European travel stocks slump on Brussels blasts

Traders work at their desks in front of the German share price index, DAX board, at the stock exchange in Frankfurt.
Traders work at their desks in front of the German share price index, DAX board, at the stock exchange in Frankfurt.PHOTO: REUTERS

LONDON (AFP) - Airline and travel stocks tumbled across Europe on Tuesday (March 22) following deadly explosions at the airport and metro in Brussels, pushing stock market indices into the red.

After falls of between 1.0 and 1.5 per cent for Europe's main indices as news of the explosions first filtered through, the region's stock markets were showing losses of around half a percent nearing midday.

The euro fell against the dollar, while haven assets gold and the yen gave up earlier gains.

"While travel stocks had their knee-jerk reaction sell-off and safe havens were bid (higher), relative calm has quickly returned," said Mike van Dulken, head of research at Accendo Markets.

Belgian firefighters on Tuesday said there were at least 21 dead after "enormous" blasts hit Brussels airport and the city's metro system.

 
 
 

Around 1000 GMT (6pm Singapore time), London's benchmark FTSE 100 index was down 0.4 per cent, while in the eurozone, Frankfurt's DAX 30 fell 0.5 per cent and the Paris CAC 40 dropped 0.3 per cent.

Sentiment was boosted later in the morning by data showing that German investor sentiment had risen slightly this month.

In London, shares in tourism groups Thomas Cook and TUI slid 2.8 per cent and 3.2 per cent respectively, while InterContinental Hotels Group shed 2.0 per cent.

Easyjet dropped 3.1 per cent and IAG, parent of British Airways and Iberia, gave up 3.5 per cent in value.

French hotels group Accor meanwhile lost 3.3 per cent and German airline Deutsche Lufthansa retreated 2.0 per cent.

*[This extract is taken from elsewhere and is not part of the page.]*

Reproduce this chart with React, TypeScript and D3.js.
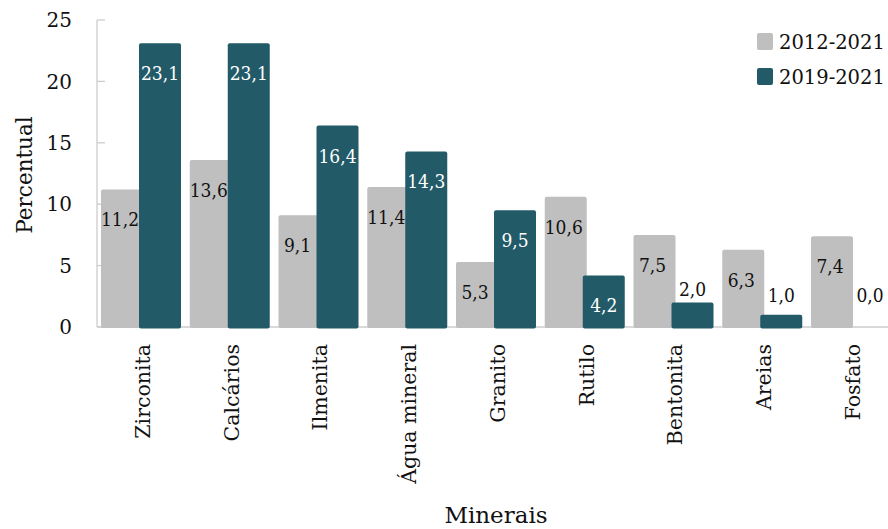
import React from "react";
import * as d3 from "d3";

const categories = ["Zirconita", "Calcários", "Ilmenita", "Água mineral", "Granito", "Rutilo", "Bentonita", "Areias", "Fosfato"];
const series2012 = [11.2, 13.6, 9.1, 11.4, 5.3, 10.6, 7.5, 6.3, 7.4];
const series2019 = [23.1, 23.1, 16.4, 14.3, 9.5, 4.2, 2.0, 1.0, 0.0];
const seriesNames = ["2012-2021", "2019-2021"];
const yTicks = [0, 5, 10, 15, 20, 25];

const W = 888;
const H = 529;
const GRAY = "#BFBFBF";
const TEAL = "#225A68";
const AXIS = "#CCCCCC";
const FONT = "DejaVu Serif";
const FONT_COND = "'DejaVu Serif Condensed', 'DejaVu Serif'";

const fmt = (v: number) => v.toFixed(1).replace(".", ",");

export default function App() {
  const x = d3.scaleBand<string>().domain(categories).range([97, 895.75]).padding(0);
  const y = d3.scaleLinear().domain([0, 25]).range([327, 20]);
  const bw = 42;
  const y0 = y(0);

  return (
    <svg width={W} height={H} style={{ position: "absolute", left: 0, top: 0, background: "#fff", fontFamily: FONT }}>
      {/* y axis */}
      <line x1={97} x2={97} y1={y(25)} y2={y0} stroke={AXIS} strokeWidth={1.3} />
      {yTicks.map((t) => (
        <g key={t}>
          <line x1={97} x2={105} y1={y(t)} y2={y(t)} stroke={AXIS} strokeWidth={1.3} />
          <text x={72} y={y(t)} dy="0.36em" textAnchor="end" fontSize={20} fill="#111">
            {t}
          </text>
        </g>
      ))}
      {/* x axis line */}
      <line x1={97} x2={W} y1={y0} y2={y0} stroke={AXIS} strokeWidth={1.3} />

      {/* bars */}
      {categories.map((c, i) => {
        const bx = x(c)!;
        const v1 = series2012[i];
        const v2 = series2019[i];
        const t1 = y(v1);
        const t2 = y(v2);
        const gx = bx + 4;
        const dx = bx + 42;
        const small = v2 < 3;
        const l2y = small ? Math.min(t2 - 6, 302) : t2 + 37;
        return (
          <g key={c}>
            <rect x={gx} y={t1} width={bw} height={y0 - t1 + 1} fill={GRAY} rx={2} />
            {v2 > 0 && <rect x={dx} y={t2} width={bw} height={y0 - t2 + 1.5} fill={TEAL} rx={2} />}
            <text x={gx + 19} y={t1 + 37} textAnchor="middle" fontSize={19} style={{ fontFamily: FONT_COND }} fill="#111">
              {fmt(v1)}
            </text>
            <text x={dx + 21} y={l2y} textAnchor="middle" fontSize={19} style={{ fontFamily: FONT_COND }} fill={small ? "#111" : "#fff"}>
              {fmt(v2)}
            </text>
            <text
              transform={`translate(${bx + x.bandwidth() / 2 + 1},344) rotate(-90)`}
              textAnchor="end"
              dy="0.36em"
              fontSize={20.5}
              fill="#111"
            >
              {c}
            </text>
          </g>
        );
      })}

      {/* axis titles */}
      <text transform={`translate(24,175) rotate(-90)`} textAnchor="middle" dy="0.36em" fontSize={21.5} fill="#111">
        Percentual
      </text>
      <text x={496} y={523} textAnchor="middle" fontSize={23} fill="#111">
        Minerais
      </text>

      {/* legend */}
      {seriesNames.map((s, i) => (
        <g key={s} transform={`translate(757,${33 + i * 35})`}>
          <rect x={0} y={0} width={16} height={17} rx={2} fill={i === 0 ? GRAY : TEAL} />
          <text x={22} y={8.5} dy="0.36em" fontSize={19.5} fill="#111">
            {s}
          </text>
        </g>
      ))}
    </svg>
  );
}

"The explosions are bad news for airlines which have just started to see passenger demand pick up again after a slump in the wake of multiple terrorist incidents at the end of last year, including the attack on Paris," said Jasper Lawler, analyst at trading group CMC Markets.

"The response from authorities is likely to be another extension of security controls which make travel even less attractive for tourists."